INFORMATION SUPPLIED:
—————

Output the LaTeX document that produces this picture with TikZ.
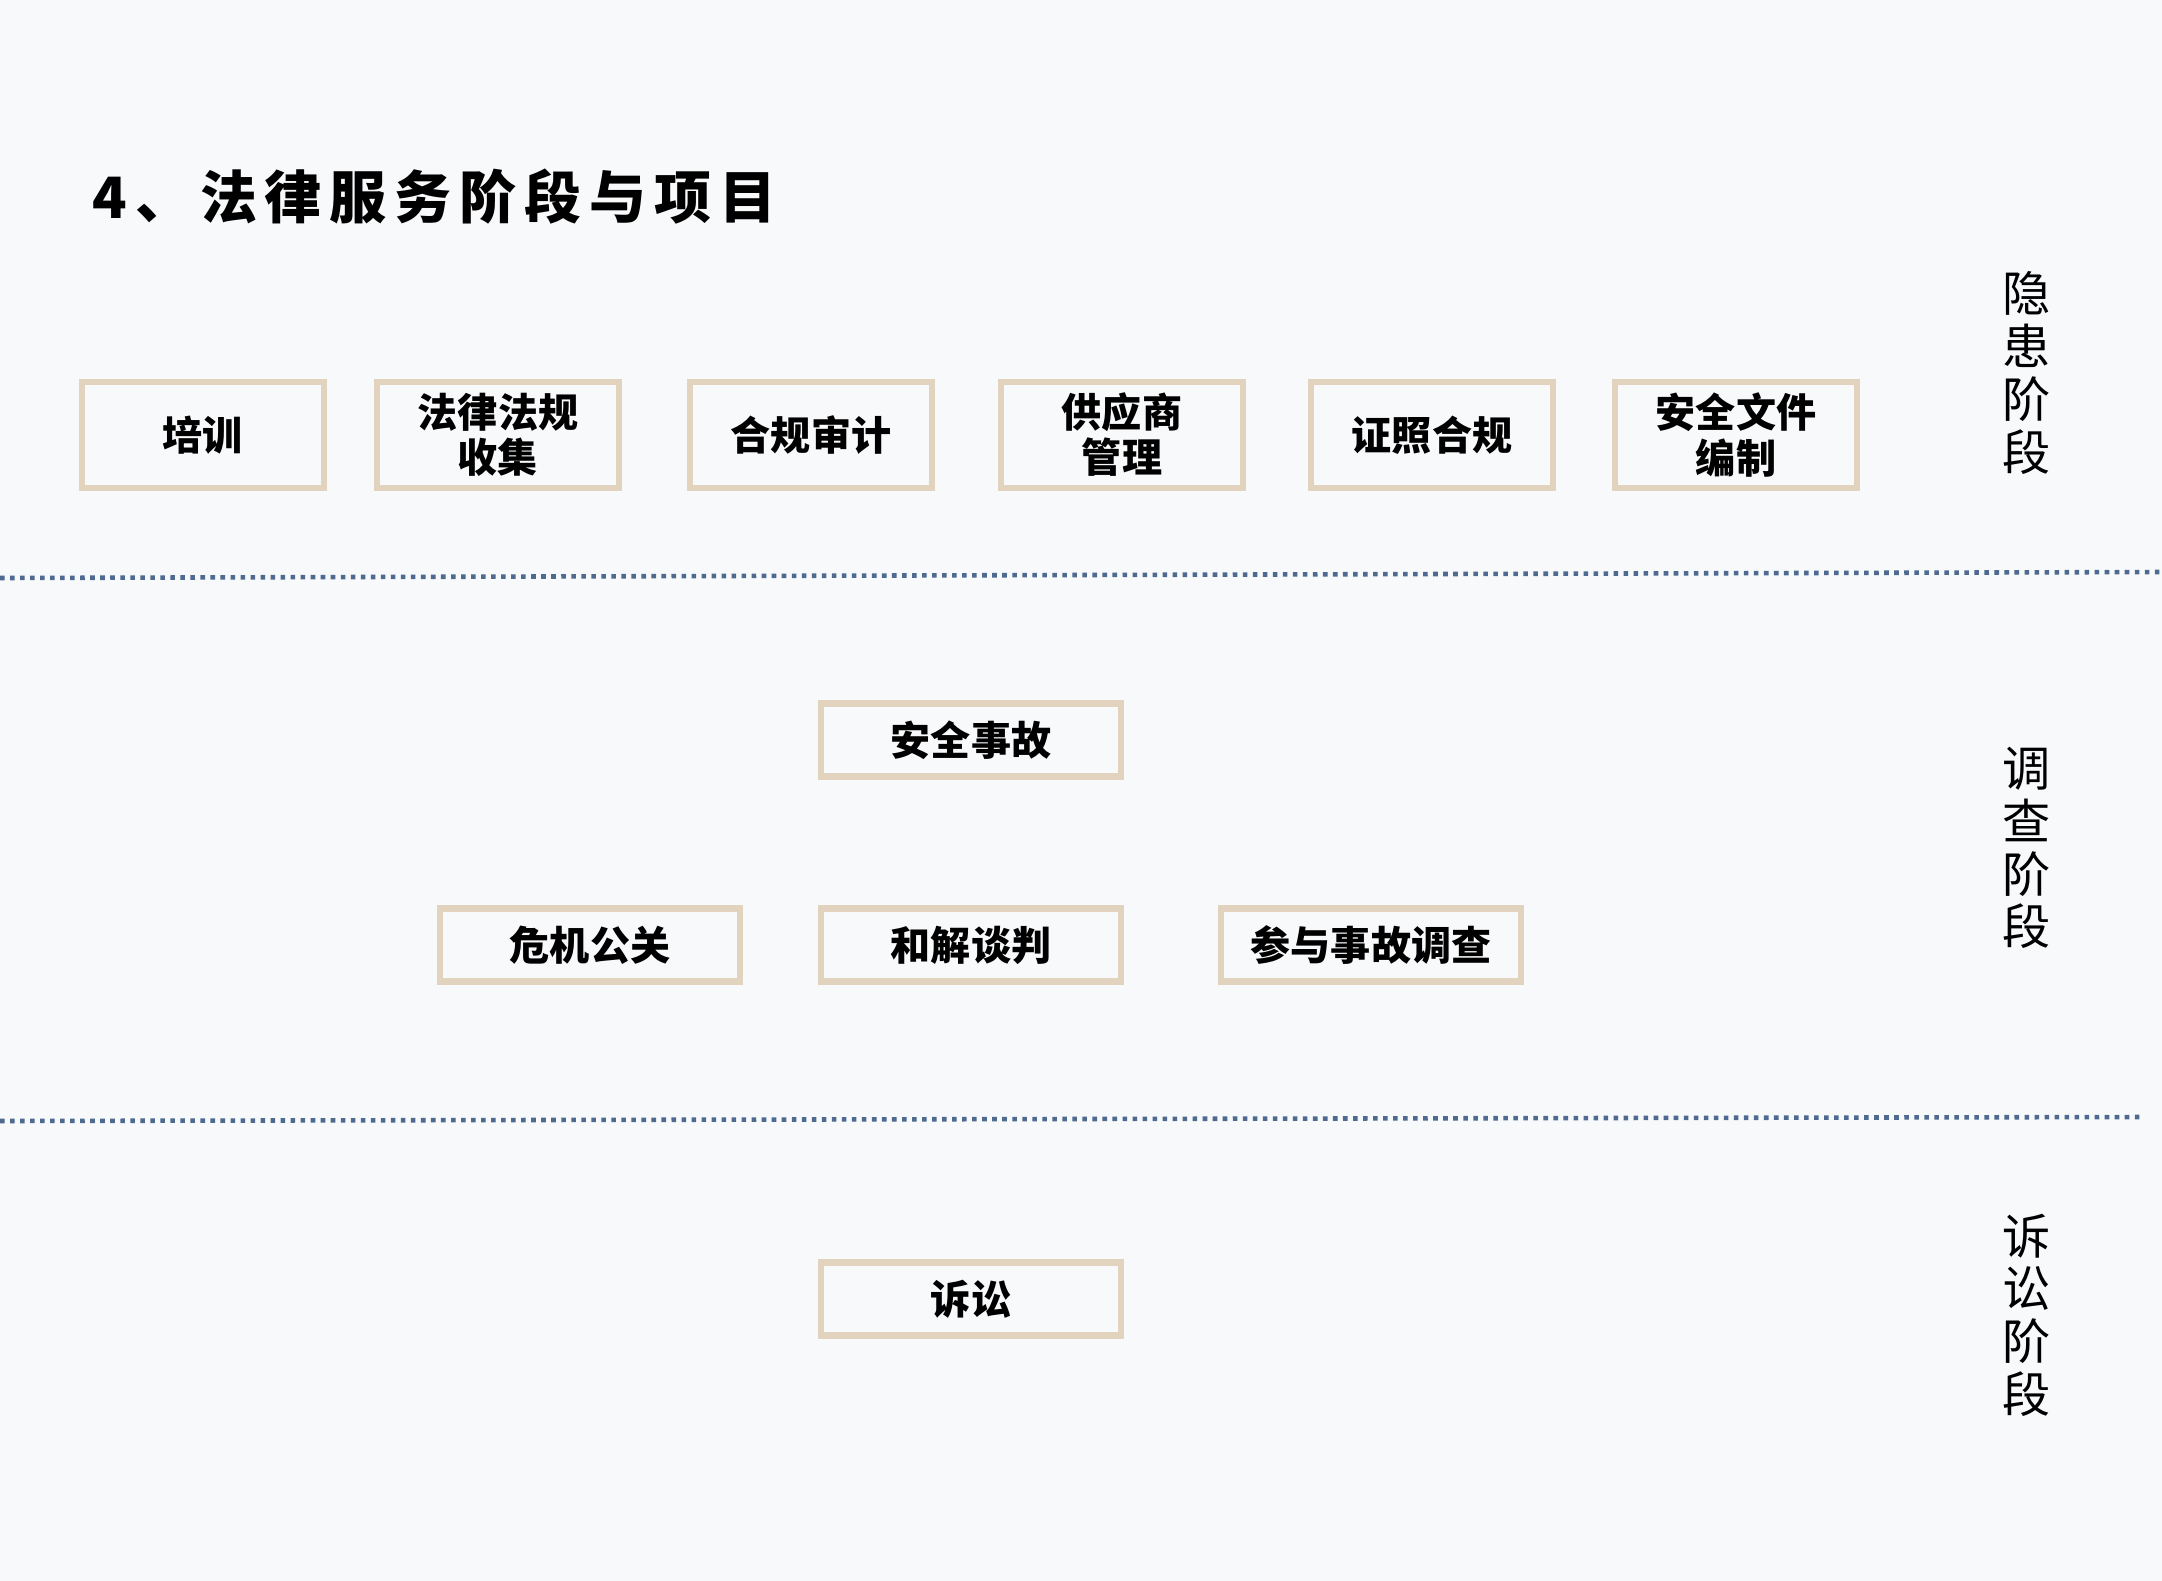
\documentclass[tikz,border=0pt]{standalone}
\usepackage{fontspec}
\setmainfont{Noto Sans CJK SC}
\newfontfamily\titlefont[LetterSpace=14]{Noto Sans CJK SC}
\usepackage{xcolor}
\usepackage{tikz}
\usetikzlibrary{positioning}
\definecolor{pagebg}{HTML}{F7F9FB}
\definecolor{boxline}{HTML}{E2D3BE}
\definecolor{dotline}{HTML}{4E6A90}

\begin{document}
\begin{tikzpicture}[
  x=0.01cm, y=-0.01cm,
  item/.style={draw=boxline, line width=1.85pt, fill=pagebg, inner sep=0pt,
    align=center, font=\fontsize{11.4}{12.8}\selectfont\bfseries},
  toprow/.style={item, minimum width=2.42cm, minimum height=1.06cm},
  midrow/.style={item, minimum width=3.0cm, minimum height=0.73cm},
  stagelab/.style={align=center, font=\fontsize{13.7}{15}\selectfont},
  divider/.style={dotline, line width=1.3pt, dash pattern=on 1.3pt off 1.55pt}
]
\fill[pagebg] (0,0) rectangle (2162,1581);
\useasboundingbox (0,0) rectangle (2162,1581);

\node[anchor=west, font=\titlefont\fontsize{16.2}{18}\selectfont\bfseries] (title) at (80,197) {4、法律服务阶段与项目};

% hidden-danger stage
\foreach \n/\x/\t in {peixun/203/培训, fagui/498/{法律法规\\收集}, shenji/811/合规审计,
    gongying/1122/{供应商\\管理}, zhengzhao/1432/证照合规, wenjian/1736/{安全文件\\编制}} {
  \node[toprow] (\n) at (\x,435) {\t};
}
\node[stagelab] (yinhuan) at (2027,373) {隐\\患\\阶\\段};

\coordinate (d1l) at (0,578);
\coordinate (d1r) at (2162,572);
\draw[divider] (d1l) -- (d1r);

% investigation stage
\node[midrow] (shigu) at (971,740) {安全事故};
\node[midrow] (weiji) at (590,945) {危机公关};
\node[midrow] (hejie) at (971,945) {和解谈判};
\node[midrow] (diaocha) at (1371,945) {参与事故调查};
\node[stagelab] (diaochajd) at (2027,848) {调\\查\\阶\\段};

\coordinate (d2l) at (0,1121);
\coordinate (d2r) at (2144,1117);
\draw[divider] (d2l) -- (d2r);

% litigation stage
\node[midrow] (susong) at (971,1299) {诉讼};
\node[stagelab] (susongjd) at (2027,1315) {诉\\讼\\阶\\段};
\end{tikzpicture}
\end{document}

—————

PROMPT: Repeat the listing above exactly, with no pictures.

THE SOLUTION:
Output the LaTeX document that produces this picture with TikZ.
\documentclass[tikz,border=0pt]{standalone}
\usepackage{fontspec}
\setmainfont{Noto Sans CJK SC}
\newfontfamily\titlefont[LetterSpace=14]{Noto Sans CJK SC}
\usepackage{xcolor}
\usepackage{tikz}
\usetikzlibrary{positioning}
\definecolor{pagebg}{HTML}{F7F9FB}
\definecolor{boxline}{HTML}{E2D3BE}
\definecolor{dotline}{HTML}{4E6A90}

\begin{document}
\begin{tikzpicture}[
  x=0.01cm, y=-0.01cm,
  item/.style={draw=boxline, line width=1.85pt, fill=pagebg, inner sep=0pt,
    align=center, font=\fontsize{11.4}{12.8}\selectfont\bfseries},
  toprow/.style={item, minimum width=2.42cm, minimum height=1.06cm},
  midrow/.style={item, minimum width=3.0cm, minimum height=0.73cm},
  stagelab/.style={align=center, font=\fontsize{13.7}{15}\selectfont},
  divider/.style={dotline, line width=1.3pt, dash pattern=on 1.3pt off 1.55pt}
]
\fill[pagebg] (0,0) rectangle (2162,1581);
\useasboundingbox (0,0) rectangle (2162,1581);

\node[anchor=west, font=\titlefont\fontsize{16.2}{18}\selectfont\bfseries] (title) at (80,197) {4、法律服务阶段与项目};

% hidden-danger stage
\foreach \n/\x/\t in {peixun/203/培训, fagui/498/{法律法规\\收集}, shenji/811/合规审计,
    gongying/1122/{供应商\\管理}, zhengzhao/1432/证照合规, wenjian/1736/{安全文件\\编制}} {
  \node[toprow] (\n) at (\x,435) {\t};
}
\node[stagelab] (yinhuan) at (2027,373) {隐\\患\\阶\\段};

\coordinate (d1l) at (0,578);
\coordinate (d1r) at (2162,572);
\draw[divider] (d1l) -- (d1r);

% investigation stage
\node[midrow] (shigu) at (971,740) {安全事故};
\node[midrow] (weiji) at (590,945) {危机公关};
\node[midrow] (hejie) at (971,945) {和解谈判};
\node[midrow] (diaocha) at (1371,945) {参与事故调查};
\node[stagelab] (diaochajd) at (2027,848) {调\\查\\阶\\段};

\coordinate (d2l) at (0,1121);
\coordinate (d2r) at (2144,1117);
\draw[divider] (d2l) -- (d2r);

% litigation stage
\node[midrow] (susong) at (971,1299) {诉讼};
\node[stagelab] (susongjd) at (2027,1315) {诉\\讼\\阶\\段};
\end{tikzpicture}
\end{document}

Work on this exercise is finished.